Waterloo Alumnus donates $25 million


by Harleen Kaur Dhillon

Chamath Palihapitiya, a 1999 UW electrical engineering graduate, donated $25 million to the construction of the new Engineering 7 (E7) building. His donation was the largest private donation for the project, and helped to kickstart the Educating the Engineer of the Future campaign, which raised $100 million altogether.

Palihapitiya is grateful for the knowledge and skills that his career at UW gave him, which aided his success in the fields of software engineering, and then venture capitalism.

“Waterloo Engineering provided me with a truly unique education,” Palihapitiya said. “I can link my success in life to the skills and perspective I gained in my time at Waterloo. The next generation of thinkers, leaders and doers will come from Waterloo, and I am happy to help with this journey.”

The new E7 building provides new resources for hands-on learning, innovative research, and teaching. E7 has 3D printing facilities, extensive laboratory space to support research in 5G, blockchain, the Internet of Things and human-machine interaction, and student design and work spaces along with machine shops.

Feridun Hamdullahpur, president and vice-chancellor of UW, said that E7 will be a place for the world’s best engineers and other professionals to solve the most pressing issues of the time. He also emphasized the vitality of engineers to the economic health of Canada.

“Engineers are essential to the economic health of Canada, and Waterloo engineers are key drivers in areas of innovation, entrepreneurial endeavours, and technological research,” Hamdullahpur said. “Engineering 7 is more than an exceptional building. Engineering 7 will inspire and be home to the best and the brightest engineers, researchers, and leaders in the world as they tackle the most pressing global challenges facing our society.”

Navdeep Bains, Minister of Innovation, Science, and Economic Development also highlighted the potential for E7 to be the birthplace of solutions to the world’s greatest problems, and to reap rewards for the community. The federal government also funded the construction of E7 with a donation of $32.6 million.

“This historic investment by the Government of Canada is a down payment on the government’s vision to position Canada as a global centre for innovation,” Bains said. “This means making Canada a world leader in turning ideas into solutions, science into technologies, skills into jobs and start-up companies into global successes.”

In addition to Engineering 7, the Educating the Engineer of the Future campaign supports a number of initiatives including establishing research chairs in emerging technologies, such as artificial intelligence, as well as increasing graduate scholarships.
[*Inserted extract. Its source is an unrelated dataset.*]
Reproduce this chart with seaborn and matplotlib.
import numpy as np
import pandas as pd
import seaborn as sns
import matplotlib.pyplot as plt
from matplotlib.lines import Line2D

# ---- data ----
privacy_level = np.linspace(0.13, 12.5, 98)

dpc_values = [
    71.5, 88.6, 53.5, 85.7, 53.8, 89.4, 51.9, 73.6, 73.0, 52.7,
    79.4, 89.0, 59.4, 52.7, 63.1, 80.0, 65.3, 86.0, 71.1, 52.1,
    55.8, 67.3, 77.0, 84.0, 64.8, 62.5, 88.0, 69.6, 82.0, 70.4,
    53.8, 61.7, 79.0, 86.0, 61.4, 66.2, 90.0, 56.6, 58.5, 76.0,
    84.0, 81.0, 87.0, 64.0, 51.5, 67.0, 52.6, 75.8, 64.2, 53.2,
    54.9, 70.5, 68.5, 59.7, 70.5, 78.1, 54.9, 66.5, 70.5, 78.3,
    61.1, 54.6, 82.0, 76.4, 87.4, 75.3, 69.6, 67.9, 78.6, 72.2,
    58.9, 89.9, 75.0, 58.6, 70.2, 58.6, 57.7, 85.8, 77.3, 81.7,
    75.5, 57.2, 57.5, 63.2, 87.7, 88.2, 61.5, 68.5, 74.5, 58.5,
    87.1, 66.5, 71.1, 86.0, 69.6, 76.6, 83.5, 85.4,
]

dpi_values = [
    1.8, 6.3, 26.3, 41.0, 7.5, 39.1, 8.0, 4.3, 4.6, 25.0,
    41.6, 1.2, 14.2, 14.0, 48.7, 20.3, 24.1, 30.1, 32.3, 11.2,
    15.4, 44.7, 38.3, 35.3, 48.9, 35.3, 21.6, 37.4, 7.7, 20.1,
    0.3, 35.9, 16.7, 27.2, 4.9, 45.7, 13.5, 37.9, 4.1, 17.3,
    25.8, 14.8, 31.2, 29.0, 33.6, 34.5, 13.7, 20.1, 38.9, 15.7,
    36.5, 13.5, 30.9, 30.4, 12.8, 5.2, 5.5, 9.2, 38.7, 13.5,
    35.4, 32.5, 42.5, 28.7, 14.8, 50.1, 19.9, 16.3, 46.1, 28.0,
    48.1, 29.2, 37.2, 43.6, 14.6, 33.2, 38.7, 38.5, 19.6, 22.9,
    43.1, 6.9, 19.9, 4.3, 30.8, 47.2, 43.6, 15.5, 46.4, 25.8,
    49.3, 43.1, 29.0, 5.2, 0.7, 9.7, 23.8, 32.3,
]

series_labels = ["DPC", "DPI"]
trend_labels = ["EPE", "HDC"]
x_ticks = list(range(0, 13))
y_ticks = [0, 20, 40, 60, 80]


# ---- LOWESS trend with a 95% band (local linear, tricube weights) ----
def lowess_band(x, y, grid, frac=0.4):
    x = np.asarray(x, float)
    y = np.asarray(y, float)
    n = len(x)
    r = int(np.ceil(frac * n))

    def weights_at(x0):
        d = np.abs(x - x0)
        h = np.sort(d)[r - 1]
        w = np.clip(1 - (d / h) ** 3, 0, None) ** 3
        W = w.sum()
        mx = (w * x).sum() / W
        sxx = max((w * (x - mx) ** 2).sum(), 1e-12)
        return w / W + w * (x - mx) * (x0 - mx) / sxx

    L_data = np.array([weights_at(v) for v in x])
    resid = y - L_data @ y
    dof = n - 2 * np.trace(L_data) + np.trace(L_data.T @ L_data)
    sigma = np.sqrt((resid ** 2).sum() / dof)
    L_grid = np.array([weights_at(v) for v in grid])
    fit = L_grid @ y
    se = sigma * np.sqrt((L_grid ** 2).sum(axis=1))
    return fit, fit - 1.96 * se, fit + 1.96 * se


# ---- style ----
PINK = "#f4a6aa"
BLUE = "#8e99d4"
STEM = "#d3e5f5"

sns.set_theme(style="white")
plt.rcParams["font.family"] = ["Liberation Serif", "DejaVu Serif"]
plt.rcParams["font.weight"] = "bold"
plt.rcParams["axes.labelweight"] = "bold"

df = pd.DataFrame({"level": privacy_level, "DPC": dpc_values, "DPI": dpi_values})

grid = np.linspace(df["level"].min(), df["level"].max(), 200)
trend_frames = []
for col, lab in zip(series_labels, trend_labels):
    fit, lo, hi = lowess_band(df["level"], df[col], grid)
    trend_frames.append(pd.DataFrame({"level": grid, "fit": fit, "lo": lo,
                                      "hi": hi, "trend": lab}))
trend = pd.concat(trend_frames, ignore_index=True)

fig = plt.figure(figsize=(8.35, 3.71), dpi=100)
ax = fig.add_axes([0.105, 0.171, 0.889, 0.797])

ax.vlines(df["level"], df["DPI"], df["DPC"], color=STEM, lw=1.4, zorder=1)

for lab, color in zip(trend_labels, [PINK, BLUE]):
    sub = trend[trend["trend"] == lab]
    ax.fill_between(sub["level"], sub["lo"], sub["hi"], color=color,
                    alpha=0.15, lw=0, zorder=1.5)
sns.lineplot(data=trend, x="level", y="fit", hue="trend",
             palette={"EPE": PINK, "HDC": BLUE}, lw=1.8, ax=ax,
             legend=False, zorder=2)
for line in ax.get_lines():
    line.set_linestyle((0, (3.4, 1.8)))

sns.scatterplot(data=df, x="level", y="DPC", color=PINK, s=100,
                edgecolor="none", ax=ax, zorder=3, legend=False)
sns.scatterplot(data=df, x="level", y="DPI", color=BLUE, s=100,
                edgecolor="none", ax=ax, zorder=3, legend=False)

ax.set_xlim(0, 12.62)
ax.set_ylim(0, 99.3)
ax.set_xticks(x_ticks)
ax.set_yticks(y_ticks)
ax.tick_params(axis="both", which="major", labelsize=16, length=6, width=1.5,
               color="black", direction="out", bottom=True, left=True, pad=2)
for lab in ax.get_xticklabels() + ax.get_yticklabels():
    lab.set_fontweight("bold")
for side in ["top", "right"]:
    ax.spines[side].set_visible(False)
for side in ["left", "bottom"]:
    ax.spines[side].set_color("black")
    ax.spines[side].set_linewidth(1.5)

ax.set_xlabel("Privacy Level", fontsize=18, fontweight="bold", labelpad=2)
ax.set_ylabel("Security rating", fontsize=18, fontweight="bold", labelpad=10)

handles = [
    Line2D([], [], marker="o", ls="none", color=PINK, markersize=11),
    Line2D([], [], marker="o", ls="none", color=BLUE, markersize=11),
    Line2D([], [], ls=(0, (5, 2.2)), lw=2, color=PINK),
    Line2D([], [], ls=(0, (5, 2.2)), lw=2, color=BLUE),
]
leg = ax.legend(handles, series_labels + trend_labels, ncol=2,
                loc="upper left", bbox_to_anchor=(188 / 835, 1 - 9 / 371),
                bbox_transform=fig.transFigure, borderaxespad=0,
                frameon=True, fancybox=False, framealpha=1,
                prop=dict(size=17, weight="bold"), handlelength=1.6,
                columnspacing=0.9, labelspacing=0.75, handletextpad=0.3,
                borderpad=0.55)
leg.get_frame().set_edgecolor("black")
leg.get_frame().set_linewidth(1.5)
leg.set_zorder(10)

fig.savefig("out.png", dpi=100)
“The overwhelming support the Educating the Engineer of the Future campaign received confirmed for us that we have a solid global reputation for excellence and for uniquely preparing students for the future,” Pearl Sullivan, UW Dean of Engineering said. “With the opening of Engineering 7, we continue to transform how students learn to be engineers by giving them even earlier opportunities to experience what it is to be a 21st century engineer, while dramatically expanding facilities for students with entrepreneurial aspirations and supporting bold, new research at the highest levels.”